▶ **WHAT IS NEEDED**
Leave out all pictures and return, exactly as written, the lines from the line containing "What D3.js code" to the line containing "const arrow7 = [[252, 4.34], [330, 4.43]];", both ends kept.

▶ **DATA FOR PROCESSING**
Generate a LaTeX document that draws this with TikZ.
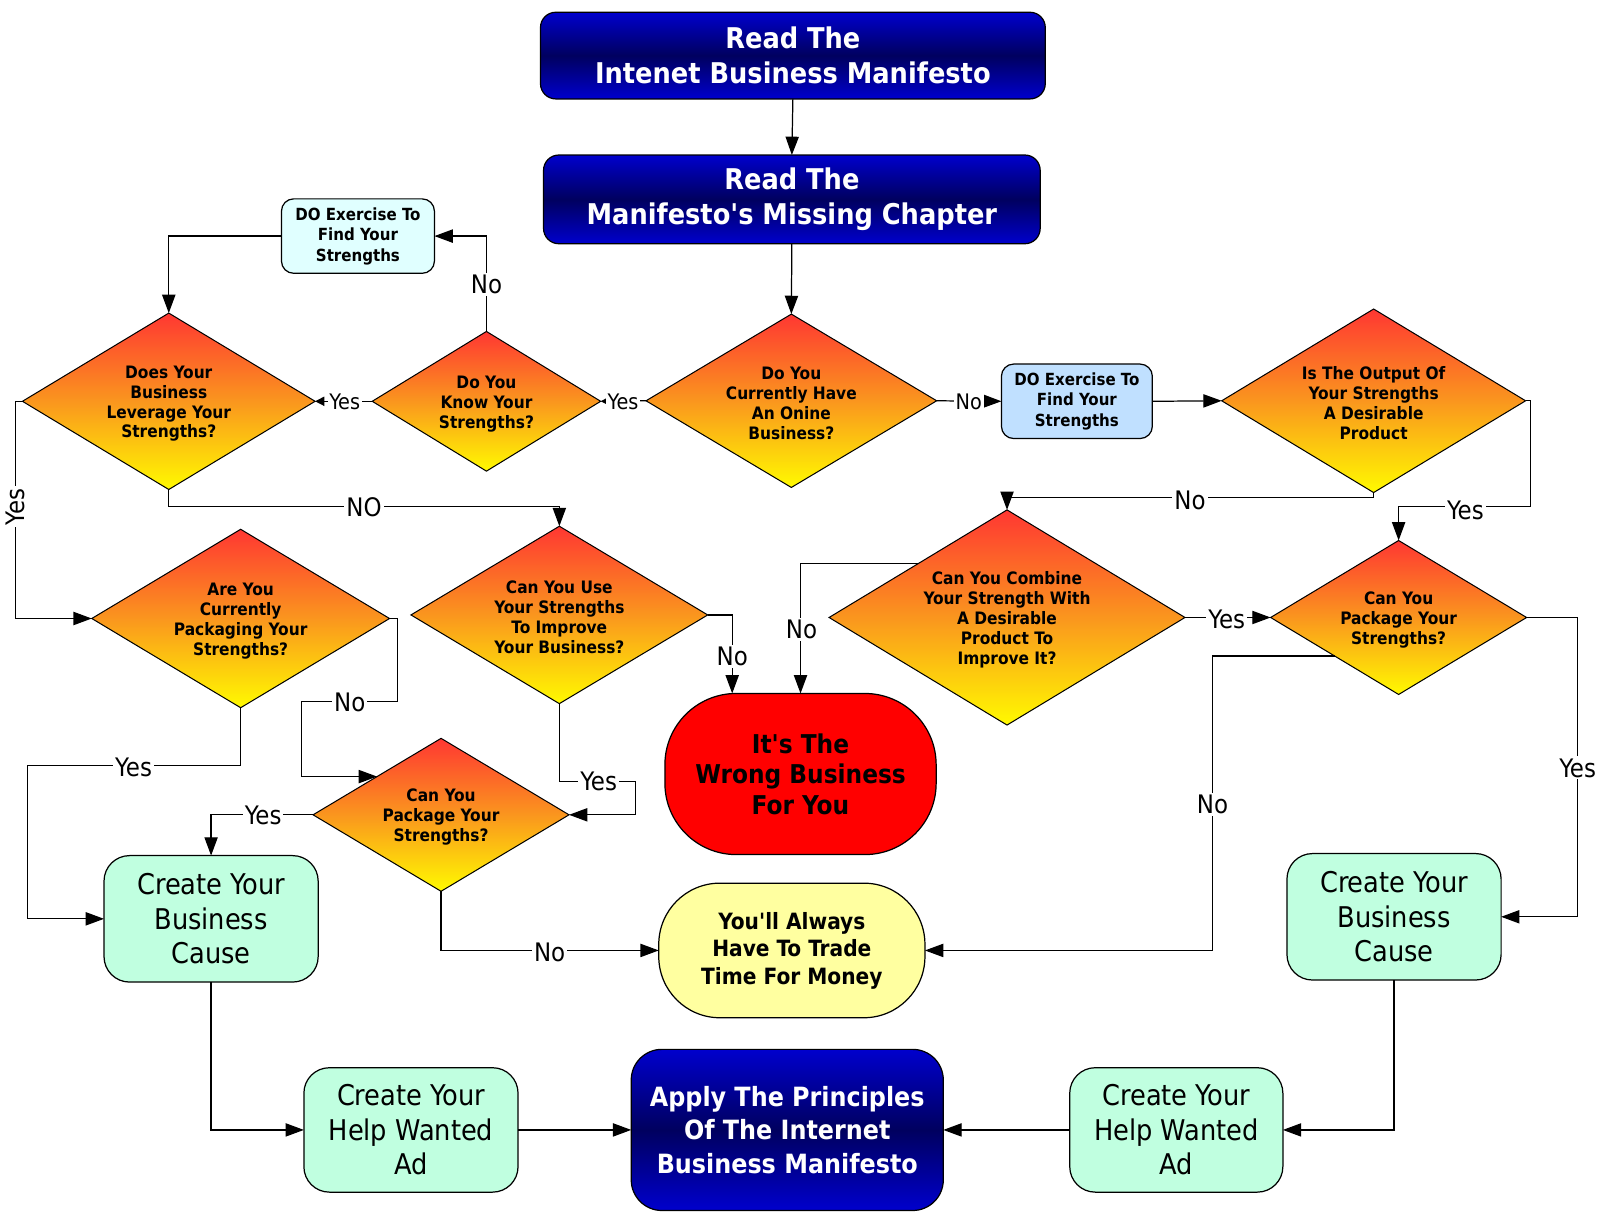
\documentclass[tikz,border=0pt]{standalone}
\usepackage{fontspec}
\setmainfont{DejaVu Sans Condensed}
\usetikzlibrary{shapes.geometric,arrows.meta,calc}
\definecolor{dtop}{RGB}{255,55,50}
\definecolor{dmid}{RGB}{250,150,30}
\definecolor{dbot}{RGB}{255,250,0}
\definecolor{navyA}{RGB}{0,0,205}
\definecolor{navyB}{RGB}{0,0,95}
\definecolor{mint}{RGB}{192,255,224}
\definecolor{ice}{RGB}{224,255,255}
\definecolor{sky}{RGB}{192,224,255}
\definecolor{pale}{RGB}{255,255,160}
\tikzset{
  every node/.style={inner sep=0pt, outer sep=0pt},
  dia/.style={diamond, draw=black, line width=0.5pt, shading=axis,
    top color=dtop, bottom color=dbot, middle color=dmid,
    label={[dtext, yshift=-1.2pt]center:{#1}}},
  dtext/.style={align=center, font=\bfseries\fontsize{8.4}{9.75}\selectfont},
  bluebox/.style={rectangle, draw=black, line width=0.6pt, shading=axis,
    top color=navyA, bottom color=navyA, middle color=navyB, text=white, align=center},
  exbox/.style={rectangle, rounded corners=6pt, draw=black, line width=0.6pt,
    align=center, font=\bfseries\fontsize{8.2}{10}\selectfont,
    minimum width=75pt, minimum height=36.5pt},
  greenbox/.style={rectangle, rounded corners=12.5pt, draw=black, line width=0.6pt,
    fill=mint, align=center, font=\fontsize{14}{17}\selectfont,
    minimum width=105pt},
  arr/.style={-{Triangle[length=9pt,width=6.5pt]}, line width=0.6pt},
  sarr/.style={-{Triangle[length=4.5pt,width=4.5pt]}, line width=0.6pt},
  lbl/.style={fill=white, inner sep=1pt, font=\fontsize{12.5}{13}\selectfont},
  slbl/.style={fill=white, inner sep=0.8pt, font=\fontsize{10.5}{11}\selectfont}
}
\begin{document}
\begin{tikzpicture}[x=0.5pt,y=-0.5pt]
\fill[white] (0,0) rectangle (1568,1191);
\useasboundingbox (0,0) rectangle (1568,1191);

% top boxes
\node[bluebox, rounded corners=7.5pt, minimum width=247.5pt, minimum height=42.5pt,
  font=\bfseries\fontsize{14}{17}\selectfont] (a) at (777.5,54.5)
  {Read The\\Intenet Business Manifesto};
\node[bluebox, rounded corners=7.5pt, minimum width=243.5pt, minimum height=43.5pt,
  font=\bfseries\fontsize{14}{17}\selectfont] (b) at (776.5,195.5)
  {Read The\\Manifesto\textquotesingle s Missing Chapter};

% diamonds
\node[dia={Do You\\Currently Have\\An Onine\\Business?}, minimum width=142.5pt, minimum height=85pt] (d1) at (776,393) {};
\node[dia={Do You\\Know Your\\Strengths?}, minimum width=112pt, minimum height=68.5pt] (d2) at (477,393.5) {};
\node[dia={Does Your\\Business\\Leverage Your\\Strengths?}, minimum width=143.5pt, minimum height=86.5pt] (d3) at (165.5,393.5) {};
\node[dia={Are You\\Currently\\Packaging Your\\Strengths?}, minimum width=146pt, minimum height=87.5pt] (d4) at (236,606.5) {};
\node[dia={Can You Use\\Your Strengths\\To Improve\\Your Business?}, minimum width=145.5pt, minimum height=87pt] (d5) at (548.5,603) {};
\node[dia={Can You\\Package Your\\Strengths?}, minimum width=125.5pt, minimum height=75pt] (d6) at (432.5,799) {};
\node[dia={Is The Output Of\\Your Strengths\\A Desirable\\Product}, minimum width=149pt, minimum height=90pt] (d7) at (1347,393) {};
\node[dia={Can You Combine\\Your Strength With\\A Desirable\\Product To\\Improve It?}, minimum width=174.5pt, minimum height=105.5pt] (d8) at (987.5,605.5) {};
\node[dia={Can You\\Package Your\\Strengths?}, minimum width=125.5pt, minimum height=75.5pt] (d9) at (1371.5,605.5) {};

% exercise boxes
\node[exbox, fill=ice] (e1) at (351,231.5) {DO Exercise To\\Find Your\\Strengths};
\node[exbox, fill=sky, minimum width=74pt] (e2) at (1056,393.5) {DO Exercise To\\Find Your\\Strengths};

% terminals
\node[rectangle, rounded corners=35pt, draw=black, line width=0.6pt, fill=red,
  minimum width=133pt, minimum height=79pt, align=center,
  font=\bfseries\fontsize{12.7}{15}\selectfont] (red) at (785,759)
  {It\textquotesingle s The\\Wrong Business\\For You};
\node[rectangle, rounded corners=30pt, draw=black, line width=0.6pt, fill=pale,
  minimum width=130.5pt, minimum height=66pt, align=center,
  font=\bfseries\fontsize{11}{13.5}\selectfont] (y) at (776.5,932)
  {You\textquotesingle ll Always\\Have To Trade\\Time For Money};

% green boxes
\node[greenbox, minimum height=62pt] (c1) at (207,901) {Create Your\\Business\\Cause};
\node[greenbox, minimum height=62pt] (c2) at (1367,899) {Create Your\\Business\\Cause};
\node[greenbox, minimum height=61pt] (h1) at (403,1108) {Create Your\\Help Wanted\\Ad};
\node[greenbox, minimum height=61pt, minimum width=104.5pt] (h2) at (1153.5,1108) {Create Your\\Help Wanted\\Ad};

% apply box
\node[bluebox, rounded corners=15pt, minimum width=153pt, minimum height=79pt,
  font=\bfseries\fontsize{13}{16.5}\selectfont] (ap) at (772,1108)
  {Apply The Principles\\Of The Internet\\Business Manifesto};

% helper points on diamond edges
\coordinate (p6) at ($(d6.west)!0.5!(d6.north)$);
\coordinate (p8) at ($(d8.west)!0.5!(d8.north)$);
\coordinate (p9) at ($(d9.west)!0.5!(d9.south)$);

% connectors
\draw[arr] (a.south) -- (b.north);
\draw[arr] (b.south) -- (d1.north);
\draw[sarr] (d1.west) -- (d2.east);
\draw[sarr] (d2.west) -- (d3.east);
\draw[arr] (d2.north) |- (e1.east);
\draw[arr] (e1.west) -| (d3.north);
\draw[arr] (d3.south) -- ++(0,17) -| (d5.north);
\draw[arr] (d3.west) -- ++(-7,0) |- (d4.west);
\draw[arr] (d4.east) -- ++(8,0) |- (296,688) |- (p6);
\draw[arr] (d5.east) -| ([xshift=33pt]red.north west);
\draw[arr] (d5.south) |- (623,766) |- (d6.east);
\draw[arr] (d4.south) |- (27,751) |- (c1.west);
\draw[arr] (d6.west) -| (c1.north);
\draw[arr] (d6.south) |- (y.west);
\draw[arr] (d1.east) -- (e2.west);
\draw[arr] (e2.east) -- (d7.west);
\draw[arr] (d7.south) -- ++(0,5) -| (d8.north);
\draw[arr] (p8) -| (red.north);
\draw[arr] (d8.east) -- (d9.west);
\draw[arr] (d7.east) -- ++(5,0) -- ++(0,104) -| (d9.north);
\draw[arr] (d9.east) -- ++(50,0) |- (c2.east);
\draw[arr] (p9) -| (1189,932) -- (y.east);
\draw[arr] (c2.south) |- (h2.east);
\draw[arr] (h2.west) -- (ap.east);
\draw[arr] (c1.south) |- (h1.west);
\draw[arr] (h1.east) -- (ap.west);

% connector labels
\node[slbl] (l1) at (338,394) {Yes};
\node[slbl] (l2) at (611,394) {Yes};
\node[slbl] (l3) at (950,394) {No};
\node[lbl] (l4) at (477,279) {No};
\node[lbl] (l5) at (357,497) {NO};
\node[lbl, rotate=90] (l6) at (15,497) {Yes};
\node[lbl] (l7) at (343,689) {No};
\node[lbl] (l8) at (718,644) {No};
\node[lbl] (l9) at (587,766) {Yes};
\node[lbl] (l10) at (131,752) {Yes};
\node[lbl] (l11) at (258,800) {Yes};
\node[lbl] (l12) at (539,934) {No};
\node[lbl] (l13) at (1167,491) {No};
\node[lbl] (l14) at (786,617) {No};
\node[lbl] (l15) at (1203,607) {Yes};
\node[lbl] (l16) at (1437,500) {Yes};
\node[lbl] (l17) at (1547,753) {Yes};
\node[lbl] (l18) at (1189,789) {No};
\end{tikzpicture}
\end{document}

==

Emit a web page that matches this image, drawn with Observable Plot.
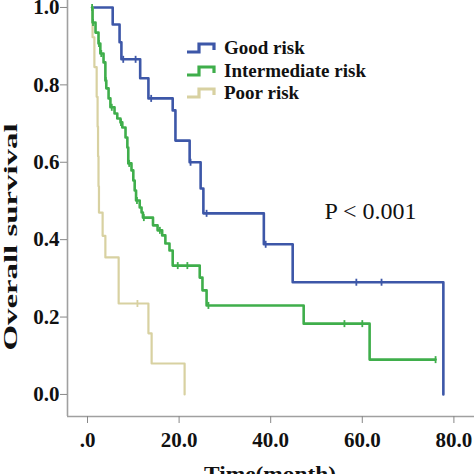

---

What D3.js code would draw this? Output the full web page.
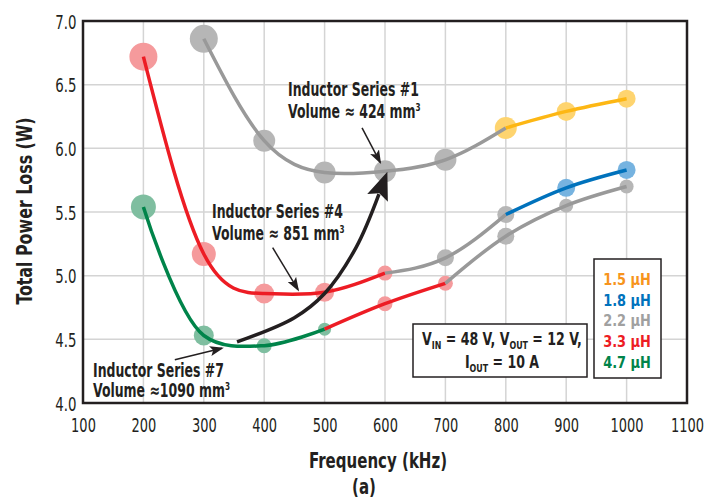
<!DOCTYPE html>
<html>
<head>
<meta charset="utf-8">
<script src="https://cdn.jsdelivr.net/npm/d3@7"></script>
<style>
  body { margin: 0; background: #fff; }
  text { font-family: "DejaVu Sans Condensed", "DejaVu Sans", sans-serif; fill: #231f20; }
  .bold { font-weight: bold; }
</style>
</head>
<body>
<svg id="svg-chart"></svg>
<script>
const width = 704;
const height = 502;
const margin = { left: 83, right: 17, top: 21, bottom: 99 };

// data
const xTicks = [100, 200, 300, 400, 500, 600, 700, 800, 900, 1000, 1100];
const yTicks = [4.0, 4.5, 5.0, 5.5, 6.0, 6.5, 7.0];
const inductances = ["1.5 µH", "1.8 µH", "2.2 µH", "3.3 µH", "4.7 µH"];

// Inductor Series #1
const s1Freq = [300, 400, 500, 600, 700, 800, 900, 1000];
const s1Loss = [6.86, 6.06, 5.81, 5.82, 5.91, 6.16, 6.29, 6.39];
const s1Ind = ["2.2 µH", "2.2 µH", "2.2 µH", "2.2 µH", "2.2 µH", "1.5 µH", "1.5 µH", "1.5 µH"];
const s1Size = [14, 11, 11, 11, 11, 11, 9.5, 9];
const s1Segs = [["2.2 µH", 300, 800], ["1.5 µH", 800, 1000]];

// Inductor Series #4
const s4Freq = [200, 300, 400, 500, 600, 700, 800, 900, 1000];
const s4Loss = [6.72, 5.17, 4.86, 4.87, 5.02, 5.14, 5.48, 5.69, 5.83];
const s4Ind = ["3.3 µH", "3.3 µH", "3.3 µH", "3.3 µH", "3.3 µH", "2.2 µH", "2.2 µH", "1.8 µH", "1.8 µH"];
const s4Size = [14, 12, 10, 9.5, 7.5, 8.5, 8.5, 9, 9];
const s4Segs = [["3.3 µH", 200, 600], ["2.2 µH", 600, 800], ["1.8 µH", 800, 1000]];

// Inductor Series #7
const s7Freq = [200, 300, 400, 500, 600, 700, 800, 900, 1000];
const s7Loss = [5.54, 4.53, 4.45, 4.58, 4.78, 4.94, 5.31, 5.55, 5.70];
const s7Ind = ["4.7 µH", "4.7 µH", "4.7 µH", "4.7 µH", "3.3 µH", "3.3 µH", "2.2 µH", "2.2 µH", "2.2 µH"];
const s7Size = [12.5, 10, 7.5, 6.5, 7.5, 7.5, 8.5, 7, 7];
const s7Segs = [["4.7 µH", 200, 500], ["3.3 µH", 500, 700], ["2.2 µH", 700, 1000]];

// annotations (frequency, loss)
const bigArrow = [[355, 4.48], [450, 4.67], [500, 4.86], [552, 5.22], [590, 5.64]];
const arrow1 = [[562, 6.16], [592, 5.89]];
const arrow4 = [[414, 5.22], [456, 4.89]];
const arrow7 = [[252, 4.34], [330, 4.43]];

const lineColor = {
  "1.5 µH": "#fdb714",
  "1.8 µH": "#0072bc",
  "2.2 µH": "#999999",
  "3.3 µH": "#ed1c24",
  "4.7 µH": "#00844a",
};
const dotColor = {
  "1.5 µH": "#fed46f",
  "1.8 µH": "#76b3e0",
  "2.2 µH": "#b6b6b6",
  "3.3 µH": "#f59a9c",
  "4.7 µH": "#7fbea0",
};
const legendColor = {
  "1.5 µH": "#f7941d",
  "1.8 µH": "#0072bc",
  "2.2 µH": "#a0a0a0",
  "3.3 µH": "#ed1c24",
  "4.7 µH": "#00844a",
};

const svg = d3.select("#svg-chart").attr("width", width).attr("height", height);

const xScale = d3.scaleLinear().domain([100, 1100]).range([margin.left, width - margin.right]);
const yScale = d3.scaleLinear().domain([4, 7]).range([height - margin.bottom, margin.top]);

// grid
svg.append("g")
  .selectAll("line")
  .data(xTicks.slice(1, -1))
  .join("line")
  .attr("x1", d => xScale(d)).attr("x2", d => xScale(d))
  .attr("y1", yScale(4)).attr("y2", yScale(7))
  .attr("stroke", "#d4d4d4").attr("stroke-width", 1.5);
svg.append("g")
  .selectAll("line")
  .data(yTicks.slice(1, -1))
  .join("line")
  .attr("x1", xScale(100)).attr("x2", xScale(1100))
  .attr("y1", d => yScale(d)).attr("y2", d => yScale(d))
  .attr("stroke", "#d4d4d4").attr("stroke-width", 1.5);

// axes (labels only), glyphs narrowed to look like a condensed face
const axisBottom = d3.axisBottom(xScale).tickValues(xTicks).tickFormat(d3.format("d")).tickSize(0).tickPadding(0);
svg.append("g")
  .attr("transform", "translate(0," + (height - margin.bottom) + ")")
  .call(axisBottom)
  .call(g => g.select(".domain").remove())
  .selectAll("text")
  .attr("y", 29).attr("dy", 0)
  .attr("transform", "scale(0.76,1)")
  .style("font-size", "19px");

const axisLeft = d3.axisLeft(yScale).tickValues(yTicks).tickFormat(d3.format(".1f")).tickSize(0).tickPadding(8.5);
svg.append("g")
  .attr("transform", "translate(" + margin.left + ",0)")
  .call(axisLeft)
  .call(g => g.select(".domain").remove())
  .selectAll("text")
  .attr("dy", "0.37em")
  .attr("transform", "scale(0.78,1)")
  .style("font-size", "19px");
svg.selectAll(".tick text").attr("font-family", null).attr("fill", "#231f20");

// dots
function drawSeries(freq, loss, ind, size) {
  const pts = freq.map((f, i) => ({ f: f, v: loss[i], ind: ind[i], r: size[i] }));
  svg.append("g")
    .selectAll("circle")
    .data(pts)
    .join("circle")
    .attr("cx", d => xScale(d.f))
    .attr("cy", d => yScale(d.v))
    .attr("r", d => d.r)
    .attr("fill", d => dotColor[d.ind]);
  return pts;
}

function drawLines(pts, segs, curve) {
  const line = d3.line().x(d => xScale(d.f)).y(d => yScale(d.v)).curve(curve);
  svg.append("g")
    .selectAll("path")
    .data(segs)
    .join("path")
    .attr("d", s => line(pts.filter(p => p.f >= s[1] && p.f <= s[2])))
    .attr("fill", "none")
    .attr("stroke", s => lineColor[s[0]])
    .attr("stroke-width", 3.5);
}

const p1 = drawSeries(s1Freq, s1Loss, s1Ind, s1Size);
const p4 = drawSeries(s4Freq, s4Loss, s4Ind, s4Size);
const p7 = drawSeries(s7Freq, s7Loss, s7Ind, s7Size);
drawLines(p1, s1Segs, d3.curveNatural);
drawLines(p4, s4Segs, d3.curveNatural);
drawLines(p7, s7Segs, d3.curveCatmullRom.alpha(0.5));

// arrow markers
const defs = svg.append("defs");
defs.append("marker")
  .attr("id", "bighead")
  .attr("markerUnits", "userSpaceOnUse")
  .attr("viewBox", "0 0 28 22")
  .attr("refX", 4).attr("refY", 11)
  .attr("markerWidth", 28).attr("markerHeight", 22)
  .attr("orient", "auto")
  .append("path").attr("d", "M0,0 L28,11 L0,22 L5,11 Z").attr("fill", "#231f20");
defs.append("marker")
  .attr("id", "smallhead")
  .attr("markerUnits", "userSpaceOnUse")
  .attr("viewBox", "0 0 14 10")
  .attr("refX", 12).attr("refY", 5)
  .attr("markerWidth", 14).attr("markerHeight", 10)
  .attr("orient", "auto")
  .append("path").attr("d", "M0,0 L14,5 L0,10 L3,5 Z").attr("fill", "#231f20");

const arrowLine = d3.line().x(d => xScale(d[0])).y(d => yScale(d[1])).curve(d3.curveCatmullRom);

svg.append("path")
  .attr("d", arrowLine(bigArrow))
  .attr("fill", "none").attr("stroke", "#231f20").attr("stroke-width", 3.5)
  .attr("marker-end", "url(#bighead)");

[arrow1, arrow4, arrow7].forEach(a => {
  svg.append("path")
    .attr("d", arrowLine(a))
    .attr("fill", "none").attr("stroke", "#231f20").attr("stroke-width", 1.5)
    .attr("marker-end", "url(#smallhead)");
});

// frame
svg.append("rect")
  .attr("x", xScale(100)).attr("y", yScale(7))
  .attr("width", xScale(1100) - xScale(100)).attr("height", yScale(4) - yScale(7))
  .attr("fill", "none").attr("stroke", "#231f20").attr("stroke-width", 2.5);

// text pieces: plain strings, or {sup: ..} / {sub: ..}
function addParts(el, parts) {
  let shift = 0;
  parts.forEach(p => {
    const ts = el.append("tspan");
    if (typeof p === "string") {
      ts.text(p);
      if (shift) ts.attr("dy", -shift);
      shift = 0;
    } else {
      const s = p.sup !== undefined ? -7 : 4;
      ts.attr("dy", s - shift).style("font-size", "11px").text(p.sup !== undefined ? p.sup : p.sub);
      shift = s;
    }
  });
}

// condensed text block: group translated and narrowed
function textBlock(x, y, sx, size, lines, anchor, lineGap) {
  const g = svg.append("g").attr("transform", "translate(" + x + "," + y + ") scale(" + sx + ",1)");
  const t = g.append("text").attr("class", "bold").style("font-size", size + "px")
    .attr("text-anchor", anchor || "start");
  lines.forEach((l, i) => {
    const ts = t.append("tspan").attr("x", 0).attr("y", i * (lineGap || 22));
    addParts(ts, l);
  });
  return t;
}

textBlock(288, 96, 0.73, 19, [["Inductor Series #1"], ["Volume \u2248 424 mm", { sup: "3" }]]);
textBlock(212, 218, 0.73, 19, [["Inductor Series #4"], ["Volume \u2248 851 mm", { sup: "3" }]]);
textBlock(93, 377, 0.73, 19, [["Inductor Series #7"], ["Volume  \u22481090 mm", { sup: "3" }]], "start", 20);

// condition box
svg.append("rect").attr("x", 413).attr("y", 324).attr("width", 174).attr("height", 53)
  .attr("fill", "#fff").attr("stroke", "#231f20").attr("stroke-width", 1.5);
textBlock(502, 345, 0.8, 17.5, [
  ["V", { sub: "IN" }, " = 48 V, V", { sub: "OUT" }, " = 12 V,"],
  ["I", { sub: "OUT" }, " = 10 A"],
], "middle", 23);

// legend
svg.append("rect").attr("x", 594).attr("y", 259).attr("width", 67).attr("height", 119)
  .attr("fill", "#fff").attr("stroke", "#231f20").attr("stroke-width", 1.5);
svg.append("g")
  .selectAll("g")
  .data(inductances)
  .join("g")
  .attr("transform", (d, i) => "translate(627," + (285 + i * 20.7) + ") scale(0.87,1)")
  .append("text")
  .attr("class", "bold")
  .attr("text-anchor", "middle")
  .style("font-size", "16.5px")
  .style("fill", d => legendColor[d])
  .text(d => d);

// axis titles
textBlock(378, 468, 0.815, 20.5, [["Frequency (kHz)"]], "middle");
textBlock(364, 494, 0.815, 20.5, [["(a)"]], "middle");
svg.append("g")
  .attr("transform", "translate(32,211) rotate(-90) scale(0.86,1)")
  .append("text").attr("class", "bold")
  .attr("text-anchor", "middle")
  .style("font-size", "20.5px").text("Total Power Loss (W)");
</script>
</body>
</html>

▶ **WRITTEN REPLY**
What D3.js code would draw this? Output the full web page.
<!DOCTYPE html>
<html>
<head>
<meta charset="utf-8">
<script src="https://cdn.jsdelivr.net/npm/d3@7"></script>
<style>
  body { margin: 0; background: #fff; }
  text { font-family: "DejaVu Sans Condensed", "DejaVu Sans", sans-serif; fill: #231f20; }
  .bold { font-weight: bold; }
</style>
</head>
<body>
<svg id="svg-chart"></svg>
<script>
const width = 704;
const height = 502;
const margin = { left: 83, right: 17, top: 21, bottom: 99 };

// data
const xTicks = [100, 200, 300, 400, 500, 600, 700, 800, 900, 1000, 1100];
const yTicks = [4.0, 4.5, 5.0, 5.5, 6.0, 6.5, 7.0];
const inductances = ["1.5 µH", "1.8 µH", "2.2 µH", "3.3 µH", "4.7 µH"];

// Inductor Series #1
const s1Freq = [300, 400, 500, 600, 700, 800, 900, 1000];
const s1Loss = [6.86, 6.06, 5.81, 5.82, 5.91, 6.16, 6.29, 6.39];
const s1Ind = ["2.2 µH", "2.2 µH", "2.2 µH", "2.2 µH", "2.2 µH", "1.5 µH", "1.5 µH", "1.5 µH"];
const s1Size = [14, 11, 11, 11, 11, 11, 9.5, 9];
const s1Segs = [["2.2 µH", 300, 800], ["1.5 µH", 800, 1000]];

// Inductor Series #4
const s4Freq = [200, 300, 400, 500, 600, 700, 800, 900, 1000];
const s4Loss = [6.72, 5.17, 4.86, 4.87, 5.02, 5.14, 5.48, 5.69, 5.83];
const s4Ind = ["3.3 µH", "3.3 µH", "3.3 µH", "3.3 µH", "3.3 µH", "2.2 µH", "2.2 µH", "1.8 µH", "1.8 µH"];
const s4Size = [14, 12, 10, 9.5, 7.5, 8.5, 8.5, 9, 9];
const s4Segs = [["3.3 µH", 200, 600], ["2.2 µH", 600, 800], ["1.8 µH", 800, 1000]];

// Inductor Series #7
const s7Freq = [200, 300, 400, 500, 600, 700, 800, 900, 1000];
const s7Loss = [5.54, 4.53, 4.45, 4.58, 4.78, 4.94, 5.31, 5.55, 5.70];
const s7Ind = ["4.7 µH", "4.7 µH", "4.7 µH", "4.7 µH", "3.3 µH", "3.3 µH", "2.2 µH", "2.2 µH", "2.2 µH"];
const s7Size = [12.5, 10, 7.5, 6.5, 7.5, 7.5, 8.5, 7, 7];
const s7Segs = [["4.7 µH", 200, 500], ["3.3 µH", 500, 700], ["2.2 µH", 700, 1000]];

// annotations (frequency, loss)
const bigArrow = [[355, 4.48], [450, 4.67], [500, 4.86], [552, 5.22], [590, 5.64]];
const arrow1 = [[562, 6.16], [592, 5.89]];
const arrow4 = [[414, 5.22], [456, 4.89]];
const arrow7 = [[252, 4.34], [330, 4.43]];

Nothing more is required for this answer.